Table 4 Regular and Mach reflection when \(1<M_\mathrm{i}<1.55\)

Table 5 Regular and Mach reflection for \(M_\mathrm{i}>1.55\) (dual region of RR and MR)

As a recap, the occurrences of regular and/or Mach reflection in various ranges of the wedge angle \(\theta _{\mathrm{w}}\), for inviscid flows without a boundary layer and viscous flows with a boundary layer, are summarized in Tables 4 and 5. These tables pertain to incident shock Mach numbers in the ranges \(1.0< M_{\mathrm{i}} < 1.55\) before the dual region of RR and MR, and \(M_{\mathrm{i}}>1.55\) for the dual region, respectively. In these tables, the new symbols \(\theta _\text {sb}\), \(\theta _\text {eab}\), \(\theta _\text {meb}\), and \(\theta _\text {nb}\) denote the respective wedge angles for the sonic, extreme-angle, mechanical-equilibrium and new numerical transition boundaries. In addition, \(\theta _\text {exp}^\text {if}\) and \(\theta _\text {exp}^\text {vf}\) denote the transition boundaries from the string of experimental results without and with a boundary layer on the wedge surface, respectively, corresponding to inviscid and viscous flows. The tabulated regions of RR and MR stem from previous and current studies.

In a planned follow-on study, the persistence of regular reflection across both the new numerical transition boundary and sonic and extreme-angle transition boundaries (inviscid) into the Mach reflection region will be explored.

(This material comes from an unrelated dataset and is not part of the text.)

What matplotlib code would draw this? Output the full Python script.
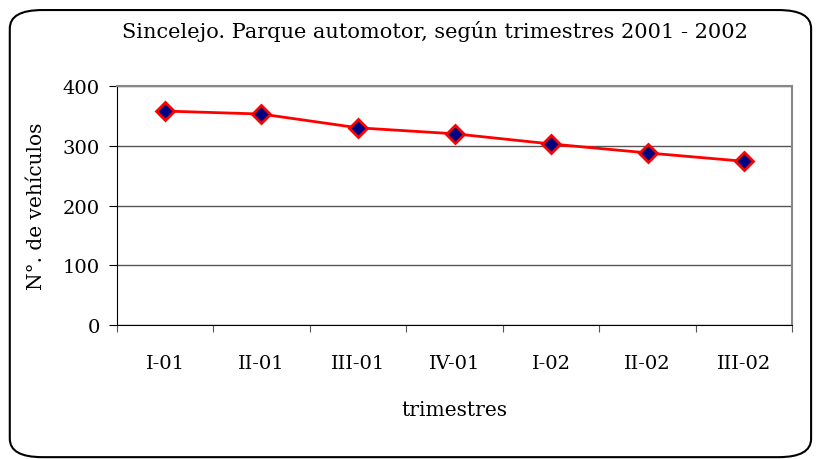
import matplotlib.pyplot as plt
from matplotlib.patches import FancyBboxPatch

# datos
trimestres = ['I-01', 'II-01', 'III-01', 'IV-01', 'I-02', 'II-02', 'III-02']
vehiculos = [358, 353, 330, 320, 303, 288, 274]

plt.rcParams['font.family'] = ['DejaVu Serif']

fig = plt.figure(figsize=(8.16, 4.6), dpi=100)
ax = fig.add_axes([0.143, 0.291, 0.828, 0.52])

# borde redondeado del grafico
borde = FancyBboxPatch((0.012, 0.004), 0.982, 0.972, transform=fig.transFigure,
                       boxstyle='round,pad=0,rounding_size=0.04',
                       fill=False, edgecolor='black', linewidth=1.5)
fig.patches.append(borde)

x = [i + 0.5 for i in range(len(trimestres))]
ax.plot(x, vehiculos, color='red', linewidth=2, marker='D', markersize=9,
        markerfacecolor='#000080', markeredgecolor='red', markeredgewidth=2, zorder=3)

ax.set_xlim(0, len(trimestres))
ax.set_ylim(0, 400)
ax.set_yticks([0, 100, 200, 300, 400])
ax.yaxis.grid(True, color='#555555', linewidth=1)
ax.set_axisbelow(True)

ax.set_xticks(range(len(trimestres) + 1))
ax.set_xticklabels([])
ax.set_xticks(x, minor=True)
ax.set_xticklabels(trimestres, minor=True)
ax.tick_params(axis='x', which='minor', length=0, pad=21, labelsize=14)
ax.tick_params(axis='x', which='major', length=5, direction='out', color='#555555')
ax.tick_params(axis='y', length=6, direction='out', labelsize=14, pad=6)

for s in ['top', 'right']:
    ax.spines[s].set_color('#888888')
    ax.spines[s].set_linewidth(1.5)
ax.spines['left'].set_color('black')
ax.spines['bottom'].set_color('black')

ax.set_xlabel('trimestres', fontsize=14.5, labelpad=20)
ax.set_ylabel('N°. de vehículos', fontsize=14.5, labelpad=12)
fig.text(0.533, 0.932, 'Sincelejo. Parque automotor, según trimestres 2001 - 2002',
         ha='center', va='center', fontsize=15)

fig.savefig('out.png', dpi=100)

This study will involve the solution of the Navier–Stokes equations for shock reflections from an inclined wedge with a combined viscous and thermal boundary layer on the wedge surface. The objective will be to develop a better understanding of why the experimental results (with a wedge boundary layer) shown in Fig. 2 persist noticeably below von Neumann’s sonic and extreme-angle transition boundaries and to explore the effects of the wedge length on this persistence.